The standard recipe does work but takes a while, and the chips can fall apart sometimes. So I created a simpler variation, adding in a duck nuance for extra flavour.
The result … triple cooked duck fat chips.
Triple Cooked Duck Fat Chips
Of Potatoes And Oil
Maris Piper make good chips, with King Edwards a decent substitute. Look at the potatoes in the bag to ensure a good quantity of long, large potatoes for good sized chips.
The conventional wisdom is to use vegetable oil. I have had better results using sunflower oil. Some of the best chips I have had were cooked using rapeseed oil, however this can be prohibitively expensive.
- Large saucepan
- Sharp knife
- Baking dish
- Deep-fat fryer (or large pan)
- Thin kitchen spatula
- Cooling rack
- Oven gloves
- Potato peeler (optional)
- 1 kg potatoes (Maris Piper, King Edward)
- 1 tbsp salt
- 1 tbsp duck fat
- Sunflower oil
- Peel and chip potatoes. Wash them with water until the water is clear.
- Put the baking dish in oven. Preheat oven to 220°C (200°C for fan).
- Drain the chips, return to the saucepan. Add hot water, bring to the boil.
- Boil for five minutes.
- Drain the chips, gently rocking them in the saucepan.
- Remove baking dish from oven, add the duck fat.
- Distribute the chips into the baking dish, covering with the duck fat.
- Bake chips in oven for 25 minutes. Remove the baking dish at intervals, rock dish to stop chips sticking.
- Fry in deep fat fryer at 180°C until done, 4-6 minutes.
Hint, Tips and Pictures
- Put the chips into a saucepan, add cold water and move the cut chips around in the water with your hand to remove the starch. The water will become cloudy, drain the chips, add fresh water and repeat. After a couple of washes the water will remain clear.
- When boiling the chips, aim to get them so a sharp knife can easily penetrate the outer layer of the chip, leaving the centre reasonably solid. When trying this method for the first time, it’s better to take off the boil sooner because if the chips are boiled for too long they will fall apart.

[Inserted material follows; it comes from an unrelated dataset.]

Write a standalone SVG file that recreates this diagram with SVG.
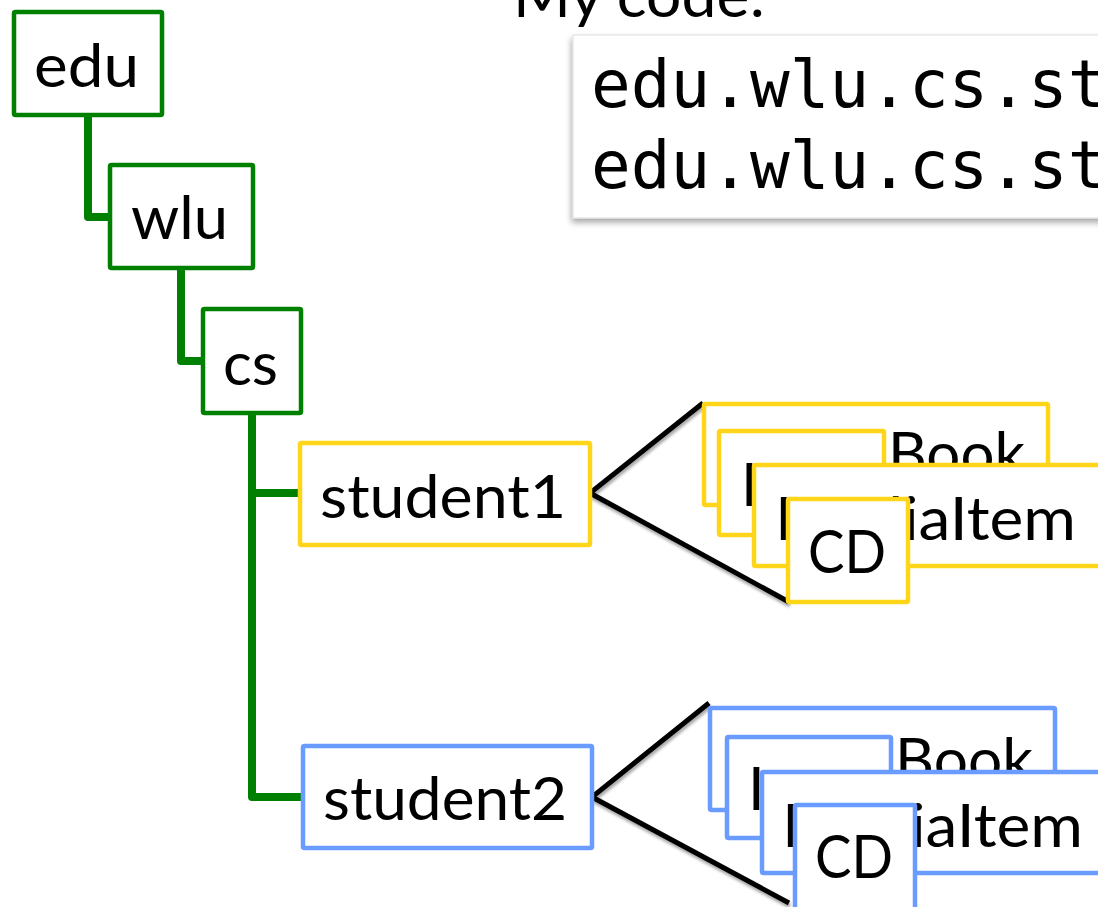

- Drain the chips using a colander and then slowly decant them back into the saucepan. Repeat the movement of the chips between saucepan and colander a few times. This roughs up the surface of the chips to give them a rustic texture.
- After the first ten minutes in the oven, remove the tray from the oven and use a thin spatula to ensure the chips aren’t stuck to the tray.
- To get the chips really crispy, do the boiling stage well in advance of putting them in the oven. Boil and drain as described above, and then leave them to dry and cool down on a rack for two hours. They can also be put in a fridge overnight or during the day. Then proceed with the oven bake and frying stages.
- Some methods suggest putting the hot chips directly into a freezer to cool them, this might work however I suspect that’s not what most freezers were designed to do, so I play it safe and use natural air cooling.
- After use the oil can be stored in airtight containers in a fridge for later use.